The Chicago Teachers Union (CTU) and Chicago Public Schools (CPS) are were very near a deal by the end of last week. Last minute negotiating today, it is hoped, will lead to a compromise that both sides can accept, allowing teachers and students back in the classroom by Monday. The 800 members of the CTU House of Delegates would have to approve the contract and then teachers would have to ratify it.
The details of the proposal have not yet been made public, but speculation by the mainstream press suggest that it will include the use of student test data in teacher evaluations, but these scores will not count as much toward teachers’ overall scores as CPS had hoped. If this is true, then it is a terrible contract and Chicago teachers should just say no to it.
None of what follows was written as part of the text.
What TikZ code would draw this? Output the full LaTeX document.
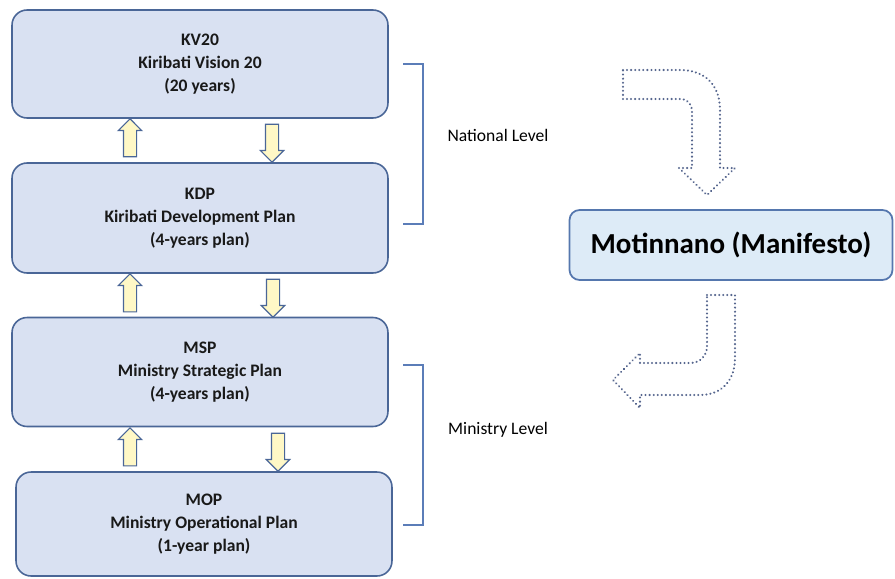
\documentclass[tikz,border=0pt]{standalone}
\usepackage{fontspec}
\setmainfont{Carlito}
\usetikzlibrary{shapes.arrows}
\definecolor{planfill}{HTML}{D9E1F2}
\definecolor{planline}{HTML}{4A6697}
\definecolor{motifill}{HTML}{DDEBF7}
\definecolor{motiline}{HTML}{5577AE}
\definecolor{arrowfill}{HTML}{FFF8C6}
\definecolor{dotline}{HTML}{56668E}
\definecolor{levelline}{HTML}{5B7DB8}
\tikzstyle{every picture} = [x=0.02cm, y=-0.02cm]
\tikzstyle{plan} = [rectangle, rounded corners=0.3cm, draw=planline, line width=0.9pt, fill=planfill, minimum width=7.52cm, align=center, font=\bfseries\fontsize{10}{13}\selectfont, text=black!90]
\tikzstyle{flow} = [single arrow, draw=planline, fill=arrowfill, line width=0.7pt, inner xsep=0pt, inner ysep=0.12cm, single arrow head extend=0.1cm, minimum height=0.76cm, anchor=tip]
\tikzstyle{level} = [draw=levelline, line width=0.9pt]
\tikzstyle{bent} = [draw=dotline, line width=1.3pt, dash pattern=on 0.01pt off 2.3pt, line cap=round, fill=white]

\begin{document}
\begin{tikzpicture}
            \useasboundingbox (0,0) rectangle (895,578);
            \node (kv20) at(200,64) [plan, minimum height=2.16cm] {KV20\\Kiribati Vision 20\\(20 years)};
            \node (kdp) at(200,218) [plan, minimum height=2.2cm] {KDP\\Kiribati Development Plan\\(4-years plan)};
            \node (msp) at(200,372) [plan, minimum height=2.18cm] {MSP\\Ministry Strategic Plan\\(4-years plan)};
            \node (mop) at(204,524) [plan, minimum height=2.08cm] {MOP\\Ministry Operational Plan\\(1-year plan)};

            \node (up 1) at(130,118) [flow, rotate=90] {};
            \node (down 1) at(272,163) [flow, rotate=-90] {};
            \node (up 2) at(130,273) [flow, rotate=90] {};
            \node (down 2) at(273,318) [flow, rotate=-90] {};
            \node (up 3) at(130,427) [flow, rotate=90] {};
            \node (down 3) at(278,472) [flow, rotate=-90] {};

            \draw[level] (403,64) -- (423,64) -- (423,224) -- (403,224);
            \draw[level] (403,365) -- (423,365) -- (423,525) -- (403,525);
            \node (national) at(498,135) [font=\fontsize{10}{12}\selectfont] {National Level};
            \node (ministry) at(498,430) [font=\fontsize{10}{12}\selectfont] {Ministry Level};

            \node (moti) at(731,245) [rectangle, rounded corners=0.2cm, draw=motiline, fill=motifill, line width=1pt, minimum width=6.46cm, minimum height=1.4cm, font=\bfseries\fontsize{16.5}{20}\selectfont] {Motinnano (Manifesto)};

            \draw[bent] (623,70) -- (680,70) .. controls (705,70) and (720,85) .. (720,110) -- (720,168) -- (735,168) -- (707,195) -- (679,168) -- (692,168) -- (692,112) .. controls (692,104) and (688,99) .. (680,99) -- (623,99) -- cycle;
            \draw[bent] (707,295) -- (735,295) -- (735,358) .. controls (735,380) and (722,395) .. (700,395) -- (640,395) -- (640,408) -- (613,380) -- (640,353) -- (640,363) -- (690,363) .. controls (700,363) and (707,356) .. (707,346) -- cycle;
\end{tikzpicture}
\end{document}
The test scores are an inconsistent and unreliable proxy for teacher quality. They lead to many false positives and false negatives (also see here, for more on the unreliability of Value Added models). Teachers who are doing everything right in the classroom can still have students who do not progress sufficiently in their test scores, which are correlated far more strongly with students’ socioeconomic backgrounds than with their teachers (see here, here and here). Furthermore, any use of test scores to evaluate teachers will encourage teaching to the test, while also giving tacit approval to the state’s wrongheaded mania for testing.
For all of these reasons, teachers unions across the nation must oppose the use of high stakes tests, period. They are virtually worthless as a tool for assessing teachers and they are destructive of the learning process for children.